Stocks, bonds and the dollar saw small moves, with a mixed inflation report reinforcing speculation the Federal Reserve will pause its rate hikes – but refrain from calling the end of its tightening cycle.
The S&P 500 was little changed. The Dow Jones Industrial Average underperformed. American Airlines led industry losses after cutting its earnings outlook amid a jump in jet fuel prices.
Most megacaps rose, with the chiefs of five of the 10 biggest U.S. companies appearing at a closed-door Senate meeting to shape how artificial intelligence is regulated. Apple fell as China flagged security problems with iPhones.
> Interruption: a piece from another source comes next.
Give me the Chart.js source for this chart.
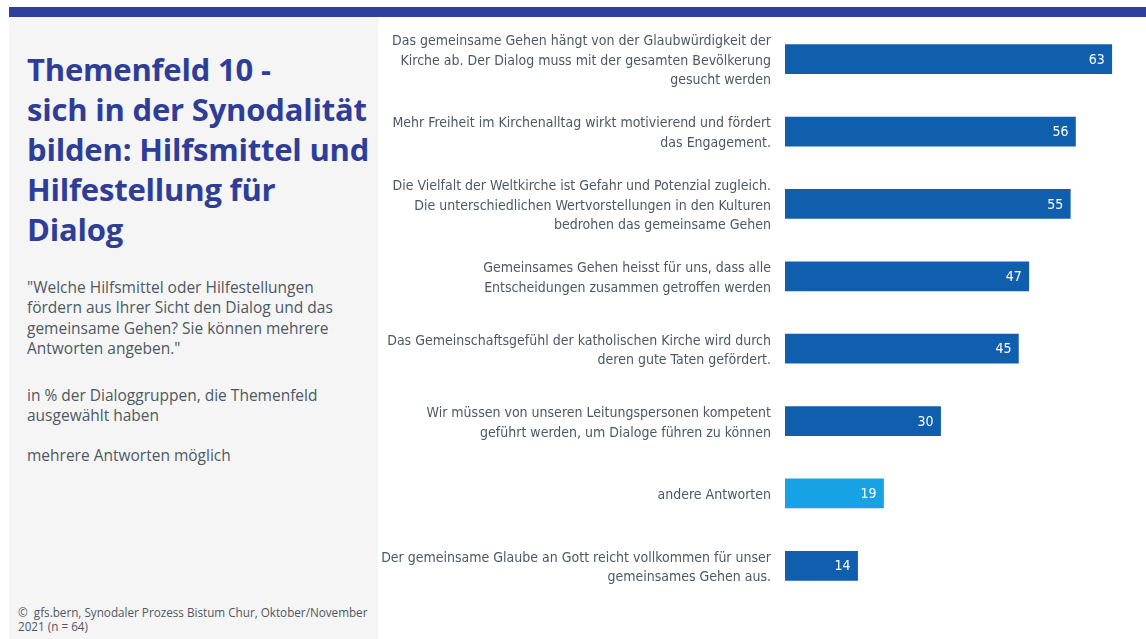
<!DOCTYPE html>
<html>
<head>
<meta charset="utf-8">
<script src="https://cdn.jsdelivr.net/npm/chart.js@4.4.1/dist/chart.umd.min.js"></script>
<style>
  html, body { margin: 0; padding: 0; background: #fff; }
  body { width: 1146px; height: 639px; position: relative; overflow: hidden; }
  .topbar { position: absolute; left: 9px; top: 7px; width: 1137px; height: 10px; background: #2E3F9C; }
  .side { position: absolute; left: 9px; top: 17px; width: 369px; height: 622px; background: #F5F5F5; }
  .side h1 {
    position: absolute; left: 18px; top: 32px; margin: 0; width: 360px; white-space: nowrap;
    font-family: 'Open Sans', sans-serif; font-weight: 700; font-size: 31px; line-height: 40px;
    color: #2E3E98; letter-spacing: -0.2px;
  }
  .side p {
    position: absolute; left: 18px; margin: 0; width: 345px;
    font-family: 'Open Sans', sans-serif; font-size: 15.5px; line-height: 20.3px; color: #4E5862;
  }
  .side .note {
    position: absolute; left: 9px; top: 589px; width: 360px;
    font-family: 'Open Sans', sans-serif; font-size: 11.7px; line-height: 13.5px; color: #4E5862;
  }
  #wrap { position: absolute; left: 380px; top: 17px; width: 766px; height: 622px; }
</style>
</head>
<body>
<div class="topbar"></div>
<div class="side">
  <h1>Themenfeld 10 -<br>sich in der Synodalität<br>bilden: Hilfsmittel und<br>Hilfestellung für<br>Dialog</h1>
  <p style="top:260px">"Welche Hilfsmittel oder Hilfestellungen fördern aus Ihrer Sicht den Dialog und das gemeinsame Gehen? Sie können mehrere Antworten angeben."</p>
  <p style="top:368px">in % der Dialoggruppen, die Themenfeld ausgewählt haben</p>
  <p style="top:428px">mehrere Antworten möglich</p>
  <div class="note">©&nbsp; gfs.bern, Synodaler Prozess Bistum Chur, Oktober/November 2021 (n = 64)</div>
</div>
<div id="wrap"><canvas id="chart"></canvas></div>

<script>
// answers, top to bottom (multi-line labels)
const labels = [
  ['Das gemeinsame Gehen hängt von der Glaubwürdigkeit der', 'Kirche ab. Der Dialog muss mit der gesamten Bevölkerung', 'gesucht werden'],
  ['Mehr Freiheit im Kirchenalltag wirkt motivierend und fördert', 'das Engagement.'],
  ['Die Vielfalt der Weltkirche ist Gefahr und Potenzial zugleich.', 'Die unterschiedlichen Wertvorstellungen in den Kulturen', 'bedrohen das gemeinsame Gehen'],
  ['Gemeinsames Gehen heisst für uns, dass alle', 'Entscheidungen zusammen getroffen werden'],
  ['Das Gemeinschaftsgefühl der katholischen Kirche wird durch', 'deren gute Taten gefördert.'],
  ['Wir müssen von unseren Leitungspersonen kompetent', 'geführt werden, um Dialoge führen zu können'],
  'andere Antworten',
  ['Der gemeinsame Glaube an Gott reicht vollkommen für unser', 'gemeinsames Gehen aus.']
]
const values = [63, 56, 55, 47, 45, 30, 19, 14]
const barColors = ['#0F5FAE', '#0F5FAE', '#0F5FAE', '#0F5FAE', '#0F5FAE', '#0F5FAE', '#17A2E6', '#0F5FAE']

const labelFont = "'DejaVu Sans Condensed', sans-serif"

// white value at the end of each bar
const valueLabels = {
  id: 'valueLabels',
  afterDatasetsDraw(chart){
    const ctx = chart.ctx
    const meta = chart.getDatasetMeta(0)
    ctx.save()
    ctx.fillStyle = '#fff'
    ctx.font = '14px ' + labelFont
    ctx.textAlign = 'right'
    ctx.textBaseline = 'middle'
    meta.data.forEach((bar, i) => {
      ctx.fillText(String(values[i]), bar.x - 7, bar.y + 1)
    })
    ctx.restore()
  }
}

new Chart(document.getElementById('chart'), {
  type: 'bar',
  data: {
    labels: labels,
    datasets: [{
      data: values,
      backgroundColor: barColors,
      barThickness: 29,
      borderWidth: 0
    }]
  },
  options: {
    indexAxis: 'y',
    responsive: true,
    maintainAspectRatio: false,
    animation: false,
    layout: { padding: { top: 6, bottom: 37, left: 0, right: 0 } },
    plugins: {
      legend: { display: false },
      tooltip: { enabled: false }
    },
    scales: {
      x: {
        display: false,
        min: 0,
        max: 69.6
      },
      y: {
        grid: { display: false, drawTicks: false },
        border: { display: false },
        ticks: {
          padding: 14,
          labelOffset: 2,
          color: '#4E5862',
          autoSkip: false,
          font: { family: labelFont, size: 14, lineHeight: 1.4 }
        },
        afterFit(scale){
          // fixed label column, no extra room above/below for label overflow
          scale.width = 405
          scale.paddingTop = 0
          scale.paddingBottom = 0
        }
      }
    }
  },
  plugins: [valueLabels]
})
</script>
</body>
</html>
Two-year yields dropped below 5%. The greenback edged lower. Swaps tied to the next two Federal Open Market Committee meetings continued to price in little chance of a hike next week – and about 50% odds of one in November.
Measures of credit-default swaps for both investment and speculative-grade companies slid – suggesting bets on a September pause from the Fed supersede economic worries for now.
The core consumer price index, which excludes food and energy costs, advanced 0.3% from July, the first acceleration in six months.
From a year ago, it increased 4.3% – in line with estimates and marking the smallest advance in nearly two years. It’s still above the Fed’s 2% goal.
To Krishna Guha at Evercore ISI, while the report isn’t amazing as far as policy goes, it’s not a disaster either.
“Not a great CPI report, but not something that changes the basic Fed outlook,” said Guha, the firm’s vice chairman.
“This Fed is not itching to hike again and we think it would take significantly more to push the FOMC to actually deliver another increase – with our base case remaining the Fed is done here.”